**STATED TASK:**
Below are records; work out how many of their lines contain "this" and give only that number.

**SUPPLIED DATA:**
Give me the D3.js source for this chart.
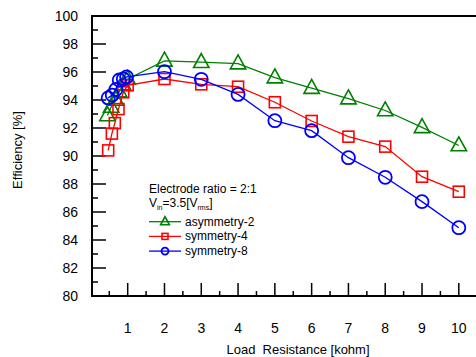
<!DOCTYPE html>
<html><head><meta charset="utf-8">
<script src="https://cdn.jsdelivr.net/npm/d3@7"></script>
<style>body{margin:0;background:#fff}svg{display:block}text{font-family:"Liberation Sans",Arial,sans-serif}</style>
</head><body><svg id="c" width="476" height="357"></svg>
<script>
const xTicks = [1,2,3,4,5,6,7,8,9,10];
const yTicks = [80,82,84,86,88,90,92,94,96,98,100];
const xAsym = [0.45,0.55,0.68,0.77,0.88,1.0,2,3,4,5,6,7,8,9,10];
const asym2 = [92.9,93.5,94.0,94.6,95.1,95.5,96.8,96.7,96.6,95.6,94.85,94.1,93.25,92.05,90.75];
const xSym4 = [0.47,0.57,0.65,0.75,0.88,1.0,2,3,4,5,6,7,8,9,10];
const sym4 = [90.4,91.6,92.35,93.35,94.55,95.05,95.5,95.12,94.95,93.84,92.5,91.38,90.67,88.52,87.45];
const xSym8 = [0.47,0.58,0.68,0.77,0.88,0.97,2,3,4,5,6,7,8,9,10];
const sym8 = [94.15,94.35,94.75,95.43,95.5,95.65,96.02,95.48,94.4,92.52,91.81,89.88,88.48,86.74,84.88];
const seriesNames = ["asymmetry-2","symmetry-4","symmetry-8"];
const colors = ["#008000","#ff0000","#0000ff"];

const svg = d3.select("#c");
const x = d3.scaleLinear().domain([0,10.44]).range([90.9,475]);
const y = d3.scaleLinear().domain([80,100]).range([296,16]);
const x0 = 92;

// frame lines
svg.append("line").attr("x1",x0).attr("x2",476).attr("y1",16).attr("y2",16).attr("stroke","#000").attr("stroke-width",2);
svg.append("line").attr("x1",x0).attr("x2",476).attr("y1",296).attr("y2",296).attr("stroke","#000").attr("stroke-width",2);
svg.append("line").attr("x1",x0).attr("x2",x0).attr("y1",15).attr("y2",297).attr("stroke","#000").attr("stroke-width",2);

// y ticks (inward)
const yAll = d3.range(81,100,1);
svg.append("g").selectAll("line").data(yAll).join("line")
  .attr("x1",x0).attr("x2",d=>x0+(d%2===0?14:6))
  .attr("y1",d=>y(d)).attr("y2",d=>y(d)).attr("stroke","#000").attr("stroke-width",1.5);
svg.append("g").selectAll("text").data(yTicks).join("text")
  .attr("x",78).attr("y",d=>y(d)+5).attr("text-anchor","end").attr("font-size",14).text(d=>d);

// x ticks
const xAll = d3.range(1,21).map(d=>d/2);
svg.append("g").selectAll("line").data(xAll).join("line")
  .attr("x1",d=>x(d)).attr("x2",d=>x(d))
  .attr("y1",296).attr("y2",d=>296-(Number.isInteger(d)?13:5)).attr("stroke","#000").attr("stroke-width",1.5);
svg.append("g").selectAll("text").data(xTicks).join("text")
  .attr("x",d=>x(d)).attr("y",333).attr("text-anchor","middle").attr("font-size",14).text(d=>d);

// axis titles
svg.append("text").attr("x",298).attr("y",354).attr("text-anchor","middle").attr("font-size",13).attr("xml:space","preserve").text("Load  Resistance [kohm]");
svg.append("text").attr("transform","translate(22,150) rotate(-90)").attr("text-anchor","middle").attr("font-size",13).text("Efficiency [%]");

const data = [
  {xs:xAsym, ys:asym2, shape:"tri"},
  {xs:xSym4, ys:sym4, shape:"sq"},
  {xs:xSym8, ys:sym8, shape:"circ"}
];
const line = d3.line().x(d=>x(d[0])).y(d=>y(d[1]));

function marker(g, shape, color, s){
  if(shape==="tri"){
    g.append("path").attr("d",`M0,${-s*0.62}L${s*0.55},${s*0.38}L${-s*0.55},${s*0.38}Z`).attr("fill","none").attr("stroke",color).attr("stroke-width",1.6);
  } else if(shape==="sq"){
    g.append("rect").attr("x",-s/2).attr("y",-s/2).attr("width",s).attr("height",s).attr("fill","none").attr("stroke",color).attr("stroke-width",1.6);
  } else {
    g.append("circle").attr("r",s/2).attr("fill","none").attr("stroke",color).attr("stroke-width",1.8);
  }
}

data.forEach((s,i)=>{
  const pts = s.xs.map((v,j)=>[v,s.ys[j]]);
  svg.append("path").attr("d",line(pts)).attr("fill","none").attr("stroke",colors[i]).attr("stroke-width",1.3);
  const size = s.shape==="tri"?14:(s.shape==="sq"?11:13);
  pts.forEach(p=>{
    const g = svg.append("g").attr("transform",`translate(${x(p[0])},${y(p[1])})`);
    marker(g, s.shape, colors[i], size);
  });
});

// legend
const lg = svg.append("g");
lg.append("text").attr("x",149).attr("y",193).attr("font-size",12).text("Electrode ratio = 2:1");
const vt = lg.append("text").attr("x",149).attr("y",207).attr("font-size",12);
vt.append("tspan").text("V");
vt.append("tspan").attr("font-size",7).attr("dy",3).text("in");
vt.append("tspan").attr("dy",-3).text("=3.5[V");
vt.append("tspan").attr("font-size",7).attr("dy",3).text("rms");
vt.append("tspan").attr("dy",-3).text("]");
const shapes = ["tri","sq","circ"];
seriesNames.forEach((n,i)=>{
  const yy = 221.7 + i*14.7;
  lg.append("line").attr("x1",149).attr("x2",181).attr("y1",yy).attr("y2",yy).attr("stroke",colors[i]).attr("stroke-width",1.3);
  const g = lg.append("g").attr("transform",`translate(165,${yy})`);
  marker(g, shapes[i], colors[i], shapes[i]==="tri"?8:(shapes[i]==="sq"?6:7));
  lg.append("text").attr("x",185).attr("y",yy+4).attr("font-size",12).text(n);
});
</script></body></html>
...
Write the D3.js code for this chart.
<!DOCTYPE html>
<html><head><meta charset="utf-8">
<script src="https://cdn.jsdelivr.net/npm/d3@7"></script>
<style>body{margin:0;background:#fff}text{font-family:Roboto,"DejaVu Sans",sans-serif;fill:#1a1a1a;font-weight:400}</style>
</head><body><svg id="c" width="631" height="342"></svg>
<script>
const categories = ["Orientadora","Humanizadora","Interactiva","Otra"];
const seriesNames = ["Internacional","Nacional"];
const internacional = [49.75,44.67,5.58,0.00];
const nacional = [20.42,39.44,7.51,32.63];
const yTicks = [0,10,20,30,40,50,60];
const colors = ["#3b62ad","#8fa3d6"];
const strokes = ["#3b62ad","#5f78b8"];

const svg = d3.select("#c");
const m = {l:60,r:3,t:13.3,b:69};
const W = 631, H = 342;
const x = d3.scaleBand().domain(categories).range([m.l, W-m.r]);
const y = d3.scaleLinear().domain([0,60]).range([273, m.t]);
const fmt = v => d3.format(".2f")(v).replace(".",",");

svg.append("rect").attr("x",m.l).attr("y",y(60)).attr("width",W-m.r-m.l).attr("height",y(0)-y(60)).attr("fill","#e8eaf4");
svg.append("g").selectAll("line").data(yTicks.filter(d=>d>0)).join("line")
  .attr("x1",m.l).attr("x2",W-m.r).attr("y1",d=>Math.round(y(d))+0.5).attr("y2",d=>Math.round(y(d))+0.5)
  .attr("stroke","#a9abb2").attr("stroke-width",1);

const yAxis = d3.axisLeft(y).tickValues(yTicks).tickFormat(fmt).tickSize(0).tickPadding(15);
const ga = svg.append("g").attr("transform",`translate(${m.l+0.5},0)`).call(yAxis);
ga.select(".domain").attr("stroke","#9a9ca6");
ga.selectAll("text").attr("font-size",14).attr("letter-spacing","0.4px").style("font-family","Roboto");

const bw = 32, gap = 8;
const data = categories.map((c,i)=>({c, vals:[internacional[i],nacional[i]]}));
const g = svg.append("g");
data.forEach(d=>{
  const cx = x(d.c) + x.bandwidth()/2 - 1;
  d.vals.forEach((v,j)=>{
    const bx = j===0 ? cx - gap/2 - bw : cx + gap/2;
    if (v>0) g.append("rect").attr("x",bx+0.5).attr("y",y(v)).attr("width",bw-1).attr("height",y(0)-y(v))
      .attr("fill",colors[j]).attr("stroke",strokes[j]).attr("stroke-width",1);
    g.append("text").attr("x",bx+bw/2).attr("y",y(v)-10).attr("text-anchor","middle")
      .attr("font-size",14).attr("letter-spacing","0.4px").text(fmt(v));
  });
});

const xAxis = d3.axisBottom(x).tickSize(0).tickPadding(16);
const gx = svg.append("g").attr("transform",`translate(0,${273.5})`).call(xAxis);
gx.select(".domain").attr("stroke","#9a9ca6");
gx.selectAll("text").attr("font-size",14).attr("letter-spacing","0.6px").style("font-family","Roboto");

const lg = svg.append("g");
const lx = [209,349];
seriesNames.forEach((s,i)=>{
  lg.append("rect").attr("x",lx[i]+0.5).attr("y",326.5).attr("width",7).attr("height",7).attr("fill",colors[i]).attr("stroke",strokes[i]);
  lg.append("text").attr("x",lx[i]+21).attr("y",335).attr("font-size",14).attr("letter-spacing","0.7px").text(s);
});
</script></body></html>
---
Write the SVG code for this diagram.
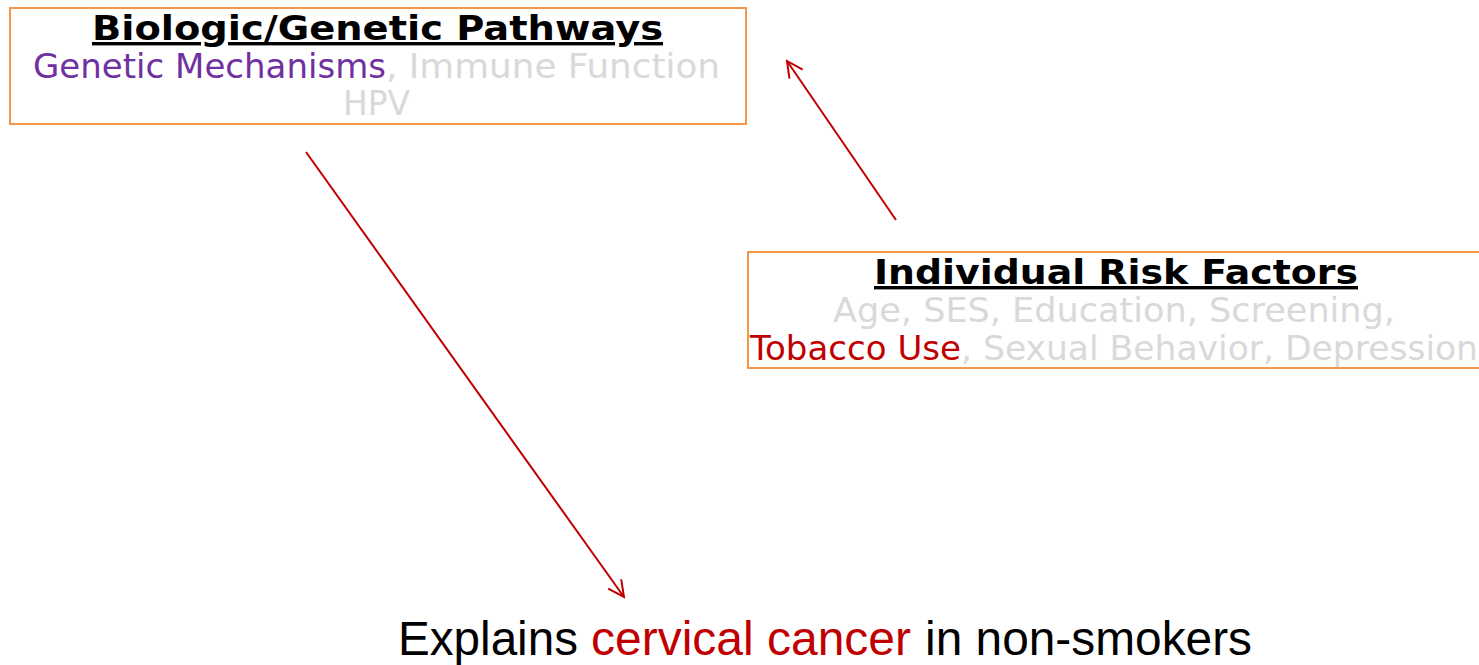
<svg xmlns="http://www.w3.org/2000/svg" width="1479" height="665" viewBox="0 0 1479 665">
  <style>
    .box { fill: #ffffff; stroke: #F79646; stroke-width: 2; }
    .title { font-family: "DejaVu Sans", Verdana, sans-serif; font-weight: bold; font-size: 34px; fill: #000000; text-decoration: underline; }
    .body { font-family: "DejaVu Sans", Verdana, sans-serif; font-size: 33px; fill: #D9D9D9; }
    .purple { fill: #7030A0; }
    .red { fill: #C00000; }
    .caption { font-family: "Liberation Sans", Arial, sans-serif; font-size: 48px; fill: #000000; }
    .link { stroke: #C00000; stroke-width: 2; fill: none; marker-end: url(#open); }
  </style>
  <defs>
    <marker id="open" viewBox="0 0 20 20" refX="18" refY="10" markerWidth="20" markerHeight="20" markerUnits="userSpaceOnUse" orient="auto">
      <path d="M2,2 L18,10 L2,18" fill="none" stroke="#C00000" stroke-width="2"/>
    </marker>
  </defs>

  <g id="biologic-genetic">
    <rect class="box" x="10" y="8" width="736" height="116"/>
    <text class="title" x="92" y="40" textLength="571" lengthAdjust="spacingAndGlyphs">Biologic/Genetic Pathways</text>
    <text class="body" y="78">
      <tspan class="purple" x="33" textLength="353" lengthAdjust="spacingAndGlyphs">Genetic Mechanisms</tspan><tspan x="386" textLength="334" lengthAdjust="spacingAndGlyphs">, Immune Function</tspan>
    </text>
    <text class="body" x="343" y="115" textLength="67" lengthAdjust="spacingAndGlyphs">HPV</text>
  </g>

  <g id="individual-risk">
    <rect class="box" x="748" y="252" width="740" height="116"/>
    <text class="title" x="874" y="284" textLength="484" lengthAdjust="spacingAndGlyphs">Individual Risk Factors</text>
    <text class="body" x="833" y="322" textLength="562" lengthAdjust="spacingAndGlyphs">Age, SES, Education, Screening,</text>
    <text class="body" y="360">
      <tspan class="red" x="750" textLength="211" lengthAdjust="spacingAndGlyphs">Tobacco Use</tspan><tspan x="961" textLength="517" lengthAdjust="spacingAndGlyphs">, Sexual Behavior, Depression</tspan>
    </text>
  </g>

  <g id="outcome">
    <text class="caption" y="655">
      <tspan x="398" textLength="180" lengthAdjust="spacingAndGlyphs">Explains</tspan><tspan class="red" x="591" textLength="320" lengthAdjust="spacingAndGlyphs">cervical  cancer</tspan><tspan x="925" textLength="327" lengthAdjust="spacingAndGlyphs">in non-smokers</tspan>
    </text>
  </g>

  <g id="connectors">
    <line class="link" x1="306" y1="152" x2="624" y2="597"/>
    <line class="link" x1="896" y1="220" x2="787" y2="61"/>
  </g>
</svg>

**SOLUTION:**
3